If you know that you will not be able to pay your Self Assessment tax liability on time, we would recommend contacting HMRC as soon as the Self Assessment Tax Return has been filed to negotiate a ‘Time to Pay’ arrangement with HMRC. Before calling HMRC, you should have to hand the latest details on your current income and expenditure as well as details of any savings.
HMRC will use this information to assess whether you will be able to keep up with a ‘Time to Pay’ arrangement. HMRC will only agree to a ‘Time to Pay’ arrangement if they believe that you will be able to keep to the arrangement. You will otherwise be asked to pay in full. So long as your tax liability is less than £30,000 and less than 60 days late, you will be able to set up a payment plan online. If you do not meet these criteria, you will need to call the HMRC Time to Pay helpline.
How to Prepare for a Self Assessment?
We would recommend maintaining bookkeeping records throughout the tax year using cloud accounting software like Xero. In doing this, you will have an accurate estimate of your income for the year and therefore a better idea of your income tax liability for the year.

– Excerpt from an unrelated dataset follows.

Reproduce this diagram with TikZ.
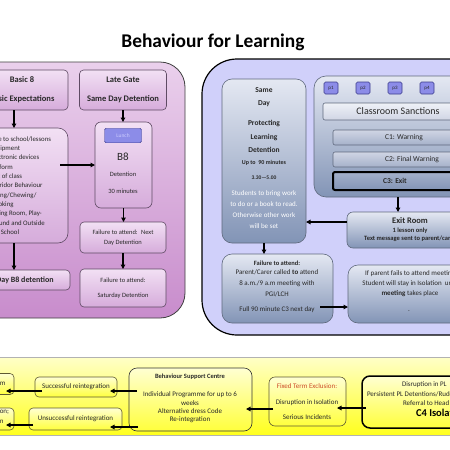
\documentclass[tikz,border=0pt]{standalone}
\usepackage{fontspec}
\setmainfont{Carlito}
\usetikzlibrary{calc,arrows.meta}
\definecolor{txt}{RGB}{40,40,40}
\definecolor{panLT}{RGB}{234,208,236}
\definecolor{panLB}{RGB}{200,140,204}
\definecolor{pinkT}{RGB}{242,224,244}
\definecolor{pinkB}{RGB}{214,172,219}
\definecolor{pinkline}{RGB}{95,75,100}
\definecolor{lav}{RGB}{208,208,250}
\definecolor{blueT}{RGB}{228,232,242}
\definecolor{blueB}{RGB}{130,148,182}
\definecolor{blueline}{RGB}{95,105,125}
\definecolor{pfill}{RGB}{140,140,232}
\definecolor{pline}{RGB}{60,60,140}
\definecolor{cT}{RGB}{208,213,228}
\definecolor{cB}{RGB}{165,177,202}
\definecolor{yelT}{RGB}{255,255,200}
\definecolor{yelB}{RGB}{255,255,30}
\definecolor{ybT}{RGB}{255,255,210}
\definecolor{ybB}{RGB}{255,255,60}
\definecolor{yline}{RGB}{95,90,50}
\definecolor{ftred}{RGB}{205,75,40}
\newcommand\myfs[2]{\fontsize{#1}{#2}\selectfont}
\begin{document}
\begin{tikzpicture}[x=1pt,y=-1pt,
  every node/.style={inner sep=0pt,outer sep=0pt,text=txt},
  arr/.style={draw=black,line width=1.1pt,-{Triangle[length=4.5pt,width=4.5pt]}},
  pinkbox/.style={draw=pinkline,line width=0.6pt,rounded corners=4pt,top color=pinkT,bottom color=pinkB},
  bluebox/.style={draw=blueline,line width=0.6pt,rounded corners=4pt,top color=blueT,bottom color=blueB},
  pbox/.style={draw=pline,line width=0.6pt,fill=pfill,rounded corners=1.5pt,minimum width=14pt,minimum height=12pt,font=\myfs{5}{6}},
  cbox/.style={draw=blueline,line width=0.6pt,rounded corners=2pt,top color=cT,bottom color=cB,font=\myfs{7.5}{9}},
  ybox/.style={draw=yline,line width=0.6pt,rounded corners=4pt,top color=ybT,bottom color=ybB},
  smalltxt/.style={font=\myfs{7}{8}}]
\useasboundingbox (0,0) rectangle (450,450);
\fill[white] (0,0) rectangle (450,450);
\clip (0,0) rectangle (450,450);

\node[font=\myfs{19.4}{22}\bfseries,text=black] (title) at (213,42) {Behaviour for Learning};

% ---------- left panel ----------
\draw[draw=black!75,line width=0.8pt,top color=panLT,bottom color=panLB,rounded corners=25pt] (-40,62) rectangle (185,318);
\node[pinkbox,minimum width=92pt,minimum height=40pt,align=center,font=\myfs{8.5}{19}\bfseries] (basic) at (22,90) {Basic 8\\Basic Expectations};
\node[pinkbox,rounded corners=10pt,minimum width=108pt,minimum height=115pt] (list) at (14,185.5) {};
\node[anchor=west,align=left,font=\myfs{6.8}{9.3}] (listtxt) at (-10,185.5) {Late to school/lessons\\Equipment\\Electronic devices\\Uniform\\Out of class\\Corridor Behaviour\\Eating/Chewing/\\Smoking\\Dining Room, Play-\\ground and Outside\\the School};
\node[pinkbox,minimum width=110pt,minimum height=20pt,font=\myfs{8}{9}\bfseries] (sameday) at (15,280) {Same Day B8 detention};

\node[pinkbox,minimum width=87pt,minimum height=40pt,align=center,font=\myfs{8.5}{19}\bfseries] (lategate) at (123,90) {Late Gate\\Same Day Detention};
\node[pinkbox,rounded corners=6pt,minimum width=57pt,minimum height=86pt] (b8) at (123.5,165) {};
\node[draw=pline,fill=pfill,rounded corners=1.5pt,minimum width=37pt,minimum height=14.5pt,font=\myfs{5.5}{6},text=white!80!blue] (lunch) at (123,135.5) {Lunch};
\node[font=\myfs{11}{12}] (b8t) at (123,157) {B8};
\node[font=\myfs{6.5}{8}] (b8d) at (123,174) {Detention};
\node[font=\myfs{6.5}{8}] (b8m) at (123,191) {30 minutes};
\node[pinkbox,minimum width=86pt,minimum height=31pt,align=center,font=\myfs{6.5}{10}] (fail1) at (123,237.5) {Failure to attend:~ Next\\Day Detention};
\node[pinkbox,minimum width=86pt,minimum height=38pt,align=center,font=\myfs{6.5}{15}] (fail2) at (123,288) {Failure to attend:\\Saturday Detention};

\draw[arr] (list.north |- basic.south) -- (list.north);
\draw[arr] (list.south) -- (list.south |- sameday.north);
\draw[arr,shorten <=-8pt] (list.east |- b8.west) -- (b8.west);
\draw[arr] (lategate.south) -- (lategate.south |- b8.north);
\draw[arr] (b8.south) -- (b8.south |- fail1.north);
\draw[arr] (fail1.south) -- (fail1.south |- fail2.north);

% ---------- right panel ----------
\draw[draw=black,line width=1.2pt,fill=lav,rounded corners=35pt] (202,59) rectangle (530,335);
\node[bluebox,rounded corners=10pt,minimum width=84pt,minimum height=164pt] (pl) at (264,161) {};
\node[font=\myfs{7.5}{13}\bfseries,align=center] (pl1) at (264,97.5) {Same\\Day};
\node[font=\myfs{7.5}{13.5}\bfseries,align=center] (pl2) at (264,136.5) {Protecting\\Learning\\Detention};
\node[font=\myfs{6}{7}\bfseries] (pl3) at (264,163) {Up to~~90 minutes};
\node[font=\myfs{5.5}{7}\bfseries] (pl4) at (264,178) {3.30—5.00};
\node[font=\myfs{7}{11},align=center,text=white] (pl5) at (264,209.5) {Students to bring work\\to do or a book to read.\\Otherwise other work\\will be set};

\node[bluebox,rounded corners=12pt,minimum width=206pt,minimum height=121pt] (sanc) at (417,136.5) {};
\node[pbox] (p1) at (331,88) {p1};
\node[pbox] (p2) at (363,88) {p2};
\node[pbox] (p3) at (395,88) {p3};
\node[pbox] (p4) at (427,88) {p4};
\node[draw=blueline,line width=0.6pt,rounded corners=2pt,top color=blueT!60!white,bottom color=cT,minimum width=150pt,minimum height=17pt,font=\myfs{10}{12}] (cs) at (398,111.5) {Classroom Sanctions};
\node[cbox,minimum width=142pt,minimum height=15pt] (c1) at (404,137.5) {C1: Warning};
\node[cbox,minimum width=158pt,minimum height=15pt] (c2) at (412,159.5) {C2: Final Warning};
\node[cbox,draw=black,line width=2pt,top color=cB,bottom color=blueB,minimum width=124pt,minimum height=18pt,font=\myfs{7.5}{9}\bfseries] (c3) at (395,181) {C3: Exit};

\node[bluebox,rounded corners=6pt,minimum width=126pt,minimum height=36pt,align=center,font=\myfs{6.5}{8.5}\bfseries] (exit) at (410,230) {{\myfs{8.5}{10}\bfseries Exit Room}\\1 lesson only\\Text message sent to parent/carer};

\node[bluebox,rounded corners=10pt,minimum width=111pt,minimum height=69pt] (fail3) at (277.5,288.5) {};
\node[font=\myfs{6.5}{8}\bfseries] (f3a) at (277,263) {Failure to attend:};
\node[font=\myfs{7}{11},align=center] (f3b) at (277,283) {Parent/Carer called \textbf{to} attend\\8 a.m./9 a.m meeting with\\PGI/LCH};
\node[smalltxt] (f3c) at (277,310) {Full 90 minute C3 next day};

\node[bluebox,rounded corners=10pt,minimum width=124pt,minimum height=58pt] (iso) at (410,294) {};
\node[font=\myfs{7}{10},align=center] (isot) at (410,284) {If parent fails to attend meeting\\Student will stay in Isolation~~until\\\textbf{meeting} takes place};
\node[smalltxt] (isod) at (409,311) {.};

\draw[arr] (sanc.south -| cs.south) -- (exit.north -| cs.south);
\draw[arr] ($(exit.west)+(0,-8)$) -- ($(pl.east |- exit.west)+(0,-8)$);
\draw[arr] (pl.south) -- (pl.south |- fail3.north);
\draw[arr] ($(fail3.east)+(-13,18.5)$) -- ($(iso.west |- fail3.east)+(0,18.5)$);

% ---------- bottom yellow panel ----------
\draw[draw=black!30,line width=0.8pt,top color=yelT,bottom color=yelB] (-10,357) rectangle (460,435);
\node[ybox,minimum width=54pt,minimum height=21pt] (box1) at (-13,384) {};
\node[anchor=east,smalltxt] (box1t) at (5.5,383) {Mainstream};
\node[ybox,minimum width=54pt,minimum height=22pt] (box2) at (-13,419) {};
\node[anchor=east,smalltxt] (box2a) at (9,412) {Alternative Provision;};
\node[anchor=east,smalltxt] (box2b) at (3.5,421) {Permanent Exclusion};
\node[ybox,minimum width=82pt,minimum height=20pt,smalltxt] (succ) at (76,387) {Successful reintegration};
\node[ybox,minimum width=93pt,minimum height=22pt,smalltxt] (unsucc) at (75.5,419) {Unsuccessful reintegration};
\node[ybox,draw=black!80,rounded corners=8pt,minimum width=123pt,minimum height=63pt] (bsc) at (190.5,399.5) {};
\node[font=\myfs{6.5}{8}\bfseries] (bsct) at (190,377) {Behaviour Support Centre};
\node[font=\myfs{7}{8.4},align=center] (bscb) at (190,407.5) {Individual Programme for up to 6\\weeks\\Alternative dress Code\\Re-integration};
\node[ybox,rounded corners=6pt,minimum width=77pt,minimum height=49pt] (fixed) at (307.5,401.5) {};
\node[smalltxt,text=ftred] (fx1) at (307,386) {Fixed Term Exclusion:};
\node[font=\myfs{7}{15},align=center] (fx2) at (307,409.5) {Disruption in Isolation\\Serious Incidents};
\node[ybox,draw=black,line width=1.5pt,rounded corners=8pt,minimum width=158pt,minimum height=52pt] (c4) at (441,402) {};
\node[anchor=west,smalltxt] (c4a) at (402,385) {Disruption in PL};
\node[anchor=west,smalltxt] (c4b) at (367,394) {Persistent PL Detentions/Rudeness};
\node[anchor=west,smalltxt] (c4c) at (403,403) {Referral to Head of Year};
\node[anchor=west,font=\myfs{10.5}{12}\bfseries,text=black] (c4d) at (416,413) {C4 Isolation};

\draw[arr] ($(c4.west)+(4,6)$) -- ($(fixed.east |- c4.west)+(-9,6)$);
\draw[arr] ($(fixed.west)+(4,7.5)$) -- ($(bsc.east |- fixed.west)+(-6,7.5)$);
\draw[arr] ($(bsc.west |- succ.east)+(8,4)$) -- ($(succ.east)+(-7,4)$);
\draw[arr] ($(bsc.west |- unsucc.east)+(9,8)$) -- ($(unsucc.east)+(-12,8)$);
\draw[arr] ($(succ.west)+(7,4)$) -- ($(box1.east |- succ.west)+(-8,4)$);
\draw[arr] ($(unsucc.west)+(4,6)$) -- ($(box2.east |- unsucc.west)+(-8,6)$);
\end{tikzpicture}
\end{document}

Whilst not required, it is a good habit to set aside an amount each month for your income tax liability.
Do I Need an Accountant for Self Assessment?
For simple cases, it’s likely that you will be able to file your Self Assessment online with HMRC directly. For more complex cases, we would recommend engaging the services of an accountant to ensure that you complete your self assessment accurately and claim all potential deductions and allowances.